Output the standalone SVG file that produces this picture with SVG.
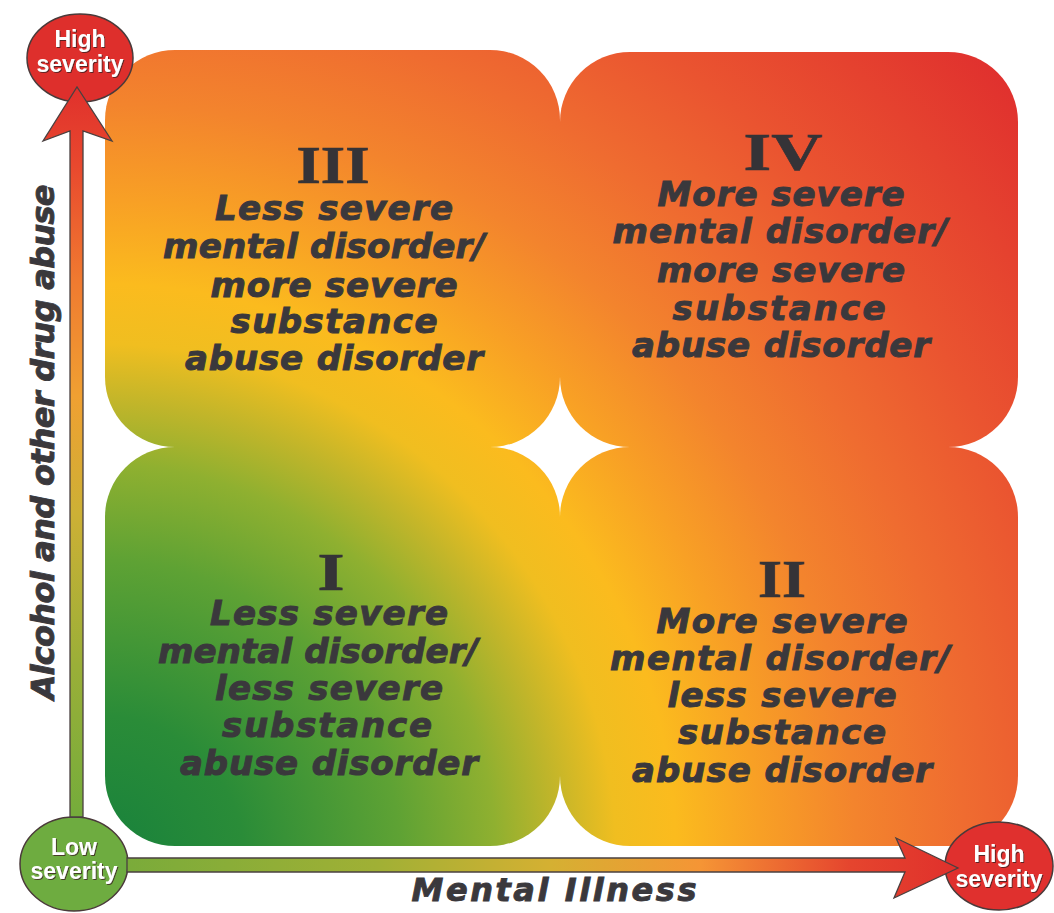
<svg xmlns="http://www.w3.org/2000/svg" width="1054" height="913" viewBox="0 0 1054 913">
<style>
.q{fill:url(#quadGrad)}
.num{font-family:"Liberation Serif","Times New Roman",serif;font-weight:bold;font-size:53px;fill:#353337;stroke:#353337;stroke-width:0.6;text-anchor:middle}
.lbl{font-family:"DejaVu Sans","Liberation Sans",sans-serif;font-weight:bold;font-style:italic;font-size:34px;fill:#3a383c;stroke:#3a383c;stroke-width:1;text-anchor:middle}
.axis{font-family:"DejaVu Sans","Liberation Sans",sans-serif;font-weight:bold;font-style:italic;font-size:32px;fill:#3a383c;stroke:#3a383c;stroke-width:0.9;text-anchor:middle}
.sev{font-family:"Liberation Sans",Arial,sans-serif;font-weight:bold;font-size:23px;fill:#ffffff;text-anchor:middle;filter:url(#sh)}
.circ{stroke:#4a3a3a;stroke-width:1.5}
.arr{stroke:#4a4040;stroke-width:1.3;stroke-linejoin:miter}
</style>
<defs>
<radialGradient id="quadGrad" gradientUnits="userSpaceOnUse" cx="100" cy="860" r="1200">
<stop offset="0" stop-color="#17813c"/>
<stop offset="0.12" stop-color="#2a8c38"/>
<stop offset="0.25" stop-color="#5ea234"/>
<stop offset="0.33" stop-color="#8fb030"/>
<stop offset="0.38" stop-color="#c0b52a"/>
<stop offset="0.43" stop-color="#f0be20"/>
<stop offset="0.48" stop-color="#fbbb1e"/>
<stop offset="0.55" stop-color="#f8a025"/>
<stop offset="0.63" stop-color="#f3842d"/>
<stop offset="0.72" stop-color="#ef6c30"/>
<stop offset="0.82" stop-color="#ea5430"/>
<stop offset="1" stop-color="#e0302e"/>
</radialGradient>
<linearGradient id="vGrad" gradientUnits="userSpaceOnUse" x1="0" y1="860" x2="0" y2="87">
<stop offset="0" stop-color="#6aab3c"/>
<stop offset="0.25" stop-color="#9aaf38"/>
<stop offset="0.45" stop-color="#cdb035"/>
<stop offset="0.6" stop-color="#f0a032"/>
<stop offset="0.75" stop-color="#f07a30"/>
<stop offset="0.9" stop-color="#e8482e"/>
<stop offset="1" stop-color="#e0302c"/>
</linearGradient>
<linearGradient id="hGrad" gradientUnits="userSpaceOnUse" x1="127" y1="0" x2="958" y2="0">
<stop offset="0" stop-color="#7aab3a"/>
<stop offset="0.3" stop-color="#a0b035"/>
<stop offset="0.51" stop-color="#d5b032"/>
<stop offset="0.69" stop-color="#f59535"/>
<stop offset="0.87" stop-color="#e5452e"/>
<stop offset="1" stop-color="#e0302c"/>
</linearGradient>
<filter id="sh" x="-10%" y="-20%" width="120%" height="140%">
<feDropShadow dx="1" dy="1" stdDeviation="0.6" flood-color="#3a2020" flood-opacity="0.8"/>
</filter>
</defs>

<g id="quadrant-III">
<rect class="q" x="105" y="50" width="455" height="397" rx="70" ry="70"/>
<text class="num" x="333" y="183" textLength="73" lengthAdjust="spacingAndGlyphs">III</text>
<text class="lbl" x="334" y="220" textLength="238">Less severe</text>
<text class="lbl" x="324" y="258" textLength="322">mental disorder/</text>
<text class="lbl" x="334" y="297" textLength="247">more severe</text>
<text class="lbl" x="334" y="333" textLength="207">substance</text>
<text class="lbl" x="334" y="370" textLength="298">abuse disorder</text>
</g>

<g id="quadrant-IV">
<rect class="q" x="560" y="52" width="458" height="395" rx="70" ry="70"/>
<text class="num" x="783" y="170" textLength="79" lengthAdjust="spacingAndGlyphs">IV</text>
<text class="lbl" x="781" y="206" textLength="247">More severe</text>
<text class="lbl" x="780" y="243" textLength="335">mental disorder/</text>
<text class="lbl" x="781" y="282" textLength="248">more severe</text>
<text class="lbl" x="779" y="320" textLength="213">substance</text>
<text class="lbl" x="781" y="357" textLength="298">abuse disorder</text>
</g>

<g id="quadrant-I">
<rect class="q" x="105" y="447" width="455" height="399" rx="70" ry="70"/>
<text class="num" x="331" y="590" textLength="27" lengthAdjust="spacingAndGlyphs">I</text>
<text class="lbl" x="329" y="625" textLength="238">Less severe</text>
<text class="lbl" x="318" y="663" textLength="320">mental disorder/</text>
<text class="lbl" x="329" y="700" textLength="228">less severe</text>
<text class="lbl" x="327" y="737" textLength="210">substance</text>
<text class="lbl" x="329" y="775" textLength="298">abuse disorder</text>
</g>

<g id="quadrant-II">
<rect class="q" x="560" y="447" width="458" height="399" rx="70" ry="70"/>
<text class="num" x="782" y="597" textLength="48" lengthAdjust="spacingAndGlyphs">II</text>
<text class="lbl" x="782" y="633" textLength="251">More severe</text>
<text class="lbl" x="780" y="670" textLength="340">mental disorder/</text>
<text class="lbl" x="782" y="707" textLength="229">less severe</text>
<text class="lbl" x="782" y="744" textLength="208">substance</text>
<text class="lbl" x="782" y="782" textLength="300">abuse disorder</text>
</g>

<g id="high-severity-top">
<ellipse class="circ" cx="80" cy="58" rx="53" ry="44" fill="#de2f2c"/>
<text class="sev" x="80" y="47">High</text>
<text class="sev" x="80" y="72">severity</text>
</g>

<g id="low-severity">
<ellipse class="circ" cx="74" cy="864" rx="54" ry="47" fill="#6eac40"/>
<text class="sev" x="74" y="855">Low</text>
<text class="sev" x="74" y="879">severity</text>
</g>

<g id="high-severity-right">
<ellipse class="circ" cx="999" cy="866" rx="54" ry="44" fill="#e0302e"/>
<text class="sev" x="999" y="862">High</text>
<text class="sev" x="999" y="887">severity</text>
</g>

<g id="connectors">
<path class="arr" fill="url(#vGrad)" d="M70,817 L70,131 L43,141 L77,87 L112,141 L83,131 L83,817 Z"/>
<path class="arr" fill="url(#hGrad)" d="M127,858 L905,858 L896,838 L958,868 L894,898 L905,872 L127,872 Z"/>
</g>

<g id="axis-labels">
<text class="axis" transform="translate(54,442) rotate(-90)" x="0" y="0" textLength="515">Alcohol and other drug abuse</text>
<text class="axis" x="554" y="901" textLength="285">Mental Illness</text>
</g>
</svg>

·····

▶ _WHAT THE EXERCISE ASKS_: Each line of the data is to be duplicated exactly; pictures stay out of the copy.

▶ _SOLUTION FOR THIS EXERCISE_:
Output the standalone SVG file that produces this picture with SVG.
<svg xmlns="http://www.w3.org/2000/svg" width="1054" height="913" viewBox="0 0 1054 913">
<style>
.q{fill:url(#quadGrad)}
.num{font-family:"Liberation Serif","Times New Roman",serif;font-weight:bold;font-size:53px;fill:#353337;stroke:#353337;stroke-width:0.6;text-anchor:middle}
.lbl{font-family:"DejaVu Sans","Liberation Sans",sans-serif;font-weight:bold;font-style:italic;font-size:34px;fill:#3a383c;stroke:#3a383c;stroke-width:1;text-anchor:middle}
.axis{font-family:"DejaVu Sans","Liberation Sans",sans-serif;font-weight:bold;font-style:italic;font-size:32px;fill:#3a383c;stroke:#3a383c;stroke-width:0.9;text-anchor:middle}
.sev{font-family:"Liberation Sans",Arial,sans-serif;font-weight:bold;font-size:23px;fill:#ffffff;text-anchor:middle;filter:url(#sh)}
.circ{stroke:#4a3a3a;stroke-width:1.5}
.arr{stroke:#4a4040;stroke-width:1.3;stroke-linejoin:miter}
</style>
<defs>
<radialGradient id="quadGrad" gradientUnits="userSpaceOnUse" cx="100" cy="860" r="1200">
<stop offset="0" stop-color="#17813c"/>
<stop offset="0.12" stop-color="#2a8c38"/>
<stop offset="0.25" stop-color="#5ea234"/>
<stop offset="0.33" stop-color="#8fb030"/>
<stop offset="0.38" stop-color="#c0b52a"/>
<stop offset="0.43" stop-color="#f0be20"/>
<stop offset="0.48" stop-color="#fbbb1e"/>
<stop offset="0.55" stop-color="#f8a025"/>
<stop offset="0.63" stop-color="#f3842d"/>
<stop offset="0.72" stop-color="#ef6c30"/>
<stop offset="0.82" stop-color="#ea5430"/>
<stop offset="1" stop-color="#e0302e"/>
</radialGradient>
<linearGradient id="vGrad" gradientUnits="userSpaceOnUse" x1="0" y1="860" x2="0" y2="87">
<stop offset="0" stop-color="#6aab3c"/>
<stop offset="0.25" stop-color="#9aaf38"/>
<stop offset="0.45" stop-color="#cdb035"/>
<stop offset="0.6" stop-color="#f0a032"/>
<stop offset="0.75" stop-color="#f07a30"/>
<stop offset="0.9" stop-color="#e8482e"/>
<stop offset="1" stop-color="#e0302c"/>
</linearGradient>
<linearGradient id="hGrad" gradientUnits="userSpaceOnUse" x1="127" y1="0" x2="958" y2="0">
<stop offset="0" stop-color="#7aab3a"/>
<stop offset="0.3" stop-color="#a0b035"/>
<stop offset="0.51" stop-color="#d5b032"/>
<stop offset="0.69" stop-color="#f59535"/>
<stop offset="0.87" stop-color="#e5452e"/>
<stop offset="1" stop-color="#e0302c"/>
</linearGradient>
<filter id="sh" x="-10%" y="-20%" width="120%" height="140%">
<feDropShadow dx="1" dy="1" stdDeviation="0.6" flood-color="#3a2020" flood-opacity="0.8"/>
</filter>
</defs>

<g id="quadrant-III">
<rect class="q" x="105" y="50" width="455" height="397" rx="70" ry="70"/>
<text class="num" x="333" y="183" textLength="73" lengthAdjust="spacingAndGlyphs">III</text>
<text class="lbl" x="334" y="220" textLength="238">Less severe</text>
<text class="lbl" x="324" y="258" textLength="322">mental disorder/</text>
<text class="lbl" x="334" y="297" textLength="247">more severe</text>
<text class="lbl" x="334" y="333" textLength="207">substance</text>
<text class="lbl" x="334" y="370" textLength="298">abuse disorder</text>
</g>

<g id="quadrant-IV">
<rect class="q" x="560" y="52" width="458" height="395" rx="70" ry="70"/>
<text class="num" x="783" y="170" textLength="79" lengthAdjust="spacingAndGlyphs">IV</text>
<text class="lbl" x="781" y="206" textLength="247">More severe</text>
<text class="lbl" x="780" y="243" textLength="335">mental disorder/</text>
<text class="lbl" x="781" y="282" textLength="248">more severe</text>
<text class="lbl" x="779" y="320" textLength="213">substance</text>
<text class="lbl" x="781" y="357" textLength="298">abuse disorder</text>
</g>

<g id="quadrant-I">
<rect class="q" x="105" y="447" width="455" height="399" rx="70" ry="70"/>
<text class="num" x="331" y="590" textLength="27" lengthAdjust="spacingAndGlyphs">I</text>
<text class="lbl" x="329" y="625" textLength="238">Less severe</text>
<text class="lbl" x="318" y="663" textLength="320">mental disorder/</text>
<text class="lbl" x="329" y="700" textLength="228">less severe</text>
<text class="lbl" x="327" y="737" textLength="210">substance</text>
<text class="lbl" x="329" y="775" textLength="298">abuse disorder</text>
</g>

<g id="quadrant-II">
<rect class="q" x="560" y="447" width="458" height="399" rx="70" ry="70"/>
<text class="num" x="782" y="597" textLength="48" lengthAdjust="spacingAndGlyphs">II</text>
<text class="lbl" x="782" y="633" textLength="251">More severe</text>
<text class="lbl" x="780" y="670" textLength="340">mental disorder/</text>
<text class="lbl" x="782" y="707" textLength="229">less severe</text>
<text class="lbl" x="782" y="744" textLength="208">substance</text>
<text class="lbl" x="782" y="782" textLength="300">abuse disorder</text>
</g>

<g id="high-severity-top">
<ellipse class="circ" cx="80" cy="58" rx="53" ry="44" fill="#de2f2c"/>
<text class="sev" x="80" y="47">High</text>
<text class="sev" x="80" y="72">severity</text>
</g>

<g id="low-severity">
<ellipse class="circ" cx="74" cy="864" rx="54" ry="47" fill="#6eac40"/>
<text class="sev" x="74" y="855">Low</text>
<text class="sev" x="74" y="879">severity</text>
</g>

<g id="high-severity-right">
<ellipse class="circ" cx="999" cy="866" rx="54" ry="44" fill="#e0302e"/>
<text class="sev" x="999" y="862">High</text>
<text class="sev" x="999" y="887">severity</text>
</g>

<g id="connectors">
<path class="arr" fill="url(#vGrad)" d="M70,817 L70,131 L43,141 L77,87 L112,141 L83,131 L83,817 Z"/>
<path class="arr" fill="url(#hGrad)" d="M127,858 L905,858 L896,838 L958,868 L894,898 L905,872 L127,872 Z"/>
</g>

<g id="axis-labels">
<text class="axis" transform="translate(54,442) rotate(-90)" x="0" y="0" textLength="515">Alcohol and other drug abuse</text>
<text class="axis" x="554" y="901" textLength="285">Mental Illness</text>
</g>
</svg>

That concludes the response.